Restate the data below word for word. Skip any images it contains.

....................

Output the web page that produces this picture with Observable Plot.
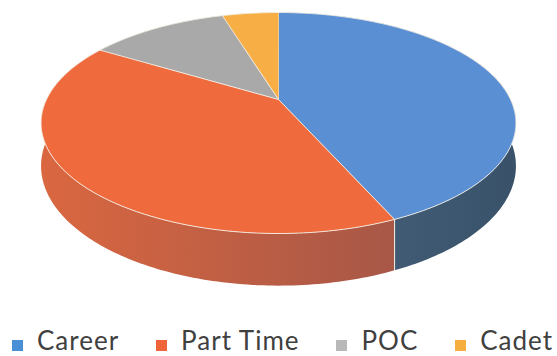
<!DOCTYPE html>
<html>
<head>
<meta charset="utf-8">
<script src="https://cdn.jsdelivr.net/npm/d3@7"></script>
<script src="https://cdn.jsdelivr.net/npm/@observablehq/plot@0.6"></script>
<style>
  body { margin: 0; background: #fff; }
  #chart { width: 557px; height: 356px; overflow: hidden; }
  #chart svg { display: block; }
  .legend { display: flex; justify-content: space-between; align-items: flex-start;
            width: 541px; height: 30px; padding-left: 12px;
            font-family: Lato, sans-serif; font-size: 26px; letter-spacing: 1px;
            line-height: 28px; color: #404040; white-space: nowrap; }
  .legend .item { display: block; }
  .legend .sw { display: inline-block; width: 11px; height: 11px; margin-right: 14px;
                vertical-align: baseline; margin-bottom: -1px; }
</style>
</head>
<body>
<div id="chart"></div>
<script>
// Membership by category (share of total, %)
const categories = ["Career", "Part Time", "POC", "Cadet"];
const shares = [43.4, 40.3, 11.6, 4.7];

// Fill colours: top face, side wall (left end, right end), legend swatch
const topColors = ["#5a8fd3", "#ef6b3d", "#a9a9a9", "#f6ae45"];
const wallColors = [["#587593", "#39526a"], ["#da6740", "#96524a"], ["#8a8a8a", "#747474"], ["#d89a3c", "#c08632"]];
const swatchColors = ["#4a8fd6", "#f0643a", "#b8b8b8", "#f5ae3f"];

// Tilted disc seen in perspective: theta measured clockwise from the back,
// r is the radius (0..1), h the depth below the top face (0..1).
const TILT = 0.2127, DEPTH = 0.389;
function project(theta, r, h) {
  const u = r * Math.sin(theta), v = -r * Math.cos(theta), w = 1 - TILT * v;
  return {x: u / w, y: (v + h * DEPTH) / w};
}

const total = d3.sum(shares);
const angles = Array.from(d3.cumsum([0, ...shares]), s => s / total * 2 * Math.PI);
const STEP = Math.PI / 180;
const arc = (a0, a1, h) => {
  const n = Math.max(2, Math.ceil(Math.abs(a1 - a0) / STEP));
  return d3.range(n + 1).map(j => project(a0 + (a1 - a0) * j / n, 1, h));
};

// Top face of every slice: hub, then the outer arc
const tops = categories.flatMap((c, i) =>
  [project(0, 0, 0), ...arc(angles[i], angles[i + 1], 0)].map(p => ({key: c, fill: topColors[i], ...p})));

// Outer wall of every slice: top rim forward, bottom rim back; painted back to front
const walls = categories.map((c, i) => ({
  i,
  depth: -Math.cos((angles[i] + angles[i + 1]) / 2),
  rows: [...arc(angles[i], angles[i + 1], 0), ...arc(angles[i + 1], angles[i], 1)]
})).sort((a, b) => a.depth - b.depth);

// Seams on the visible front of the wall where two slices meet
const seams = angles.slice(1, -1)
  .filter(a => -Math.cos(a) > TILT)
  .flatMap((a, k) => [{key: k, ...project(a, 1, 0)}, {key: k, ...project(a, 1, 1)}]);

const plot = Plot.plot({
  width: 557,
  height: 326,
  margin: 0,
  x: {domain: [-1, 1], range: [46, 510], axis: null},
  y: {domain: [-1, 1], range: [-6.5, 204.5], axis: null},
  marks: [
    ...walls.map(w => Plot.line(w.rows, {x: "x", y: "y", fill: `url(#wall-${w.i})`, stroke: "none"})),
    Plot.line(tops, {x: "x", y: "y", z: "key", fill: "fill", stroke: "#f6f0e8", strokeWidth: 0.9}),
    Plot.line(seams, {x: "x", y: "y", z: "key", stroke: "#f3ece2", strokeWidth: 1})
  ]
});

// Horizontal shading for the walls, spanning the disc's full width
const xs = plot.scale("x");
const defs = d3.select(plot).insert("defs", ":first-child");
wallColors.forEach(([left, right], i) => {
  const g = defs.append("linearGradient").attr("id", `wall-${i}`)
    .attr("gradientUnits", "userSpaceOnUse")
    .attr("x1", xs.apply(-1.03)).attr("x2", xs.apply(1.03)).attr("y1", 0).attr("y2", 0);
  g.append("stop").attr("offset", 0).attr("stop-color", left);
  g.append("stop").attr("offset", 1).attr("stop-color", right);
});

const chart = document.getElementById("chart");
chart.append(plot);

const legend = d3.select(chart).append("div").attr("class", "legend");
const items = legend.selectAll(".item").data(categories).join("div").attr("class", "item");
items.append("span").attr("class", "sw").style("background", (d, i) => swatchColors[i]);
items.append("span").text(d => d);
</script>
</body>
</html>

....................

§ **Reply**:
Output the web page that produces this picture with Observable Plot.
<!DOCTYPE html>
<html>
<head>
<meta charset="utf-8">
<script src="https://cdn.jsdelivr.net/npm/d3@7"></script>
<script src="https://cdn.jsdelivr.net/npm/@observablehq/plot@0.6"></script>
<style>
  body { margin: 0; background: #fff; }
  #chart { width: 557px; height: 356px; overflow: hidden; }
  #chart svg { display: block; }
  .legend { display: flex; justify-content: space-between; align-items: flex-start;
            width: 541px; height: 30px; padding-left: 12px;
            font-family: Lato, sans-serif; font-size: 26px; letter-spacing: 1px;
            line-height: 28px; color: #404040; white-space: nowrap; }
  .legend .item { display: block; }
  .legend .sw { display: inline-block; width: 11px; height: 11px; margin-right: 14px;
                vertical-align: baseline; margin-bottom: -1px; }
</style>
</head>
<body>
<div id="chart"></div>
<script>
// Membership by category (share of total, %)
const categories = ["Career", "Part Time", "POC", "Cadet"];
const shares = [43.4, 40.3, 11.6, 4.7];

// Fill colours: top face, side wall (left end, right end), legend swatch
const topColors = ["#5a8fd3", "#ef6b3d", "#a9a9a9", "#f6ae45"];
const wallColors = [["#587593", "#39526a"], ["#da6740", "#96524a"], ["#8a8a8a", "#747474"], ["#d89a3c", "#c08632"]];
const swatchColors = ["#4a8fd6", "#f0643a", "#b8b8b8", "#f5ae3f"];

// Tilted disc seen in perspective: theta measured clockwise from the back,
// r is the radius (0..1), h the depth below the top face (0..1).
const TILT = 0.2127, DEPTH = 0.389;
function project(theta, r, h) {
  const u = r * Math.sin(theta), v = -r * Math.cos(theta), w = 1 - TILT * v;
  return {x: u / w, y: (v + h * DEPTH) / w};
}

const total = d3.sum(shares);
const angles = Array.from(d3.cumsum([0, ...shares]), s => s / total * 2 * Math.PI);
const STEP = Math.PI / 180;
const arc = (a0, a1, h) => {
  const n = Math.max(2, Math.ceil(Math.abs(a1 - a0) / STEP));
  return d3.range(n + 1).map(j => project(a0 + (a1 - a0) * j / n, 1, h));
};

// Top face of every slice: hub, then the outer arc
const tops = categories.flatMap((c, i) =>
  [project(0, 0, 0), ...arc(angles[i], angles[i + 1], 0)].map(p => ({key: c, fill: topColors[i], ...p})));

// Outer wall of every slice: top rim forward, bottom rim back; painted back to front
const walls = categories.map((c, i) => ({
  i,
  depth: -Math.cos((angles[i] + angles[i + 1]) / 2),
  rows: [...arc(angles[i], angles[i + 1], 0), ...arc(angles[i + 1], angles[i], 1)]
})).sort((a, b) => a.depth - b.depth);

// Seams on the visible front of the wall where two slices meet
const seams = angles.slice(1, -1)
  .filter(a => -Math.cos(a) > TILT)
  .flatMap((a, k) => [{key: k, ...project(a, 1, 0)}, {key: k, ...project(a, 1, 1)}]);

const plot = Plot.plot({
  width: 557,
  height: 326,
  margin: 0,
  x: {domain: [-1, 1], range: [46, 510], axis: null},
  y: {domain: [-1, 1], range: [-6.5, 204.5], axis: null},
  marks: [
    ...walls.map(w => Plot.line(w.rows, {x: "x", y: "y", fill: `url(#wall-${w.i})`, stroke: "none"})),
    Plot.line(tops, {x: "x", y: "y", z: "key", fill: "fill", stroke: "#f6f0e8", strokeWidth: 0.9}),
    Plot.line(seams, {x: "x", y: "y", z: "key", stroke: "#f3ece2", strokeWidth: 1})
  ]
});

// Horizontal shading for the walls, spanning the disc's full width
const xs = plot.scale("x");
const defs = d3.select(plot).insert("defs", ":first-child");
wallColors.forEach(([left, right], i) => {
  const g = defs.append("linearGradient").attr("id", `wall-${i}`)
    .attr("gradientUnits", "userSpaceOnUse")
    .attr("x1", xs.apply(-1.03)).attr("x2", xs.apply(1.03)).attr("y1", 0).attr("y2", 0);
  g.append("stop").attr("offset", 0).attr("stop-color", left);
  g.append("stop").attr("offset", 1).attr("stop-color", right);
});

const chart = document.getElementById("chart");
chart.append(plot);

const legend = d3.select(chart).append("div").attr("class", "legend");
const items = legend.selectAll(".item").data(categories).join("div").attr("class", "item");
items.append("span").attr("class", "sw").style("background", (d, i) => swatchColors[i]);
items.append("span").text(d => d);
</script>
</body>
</html>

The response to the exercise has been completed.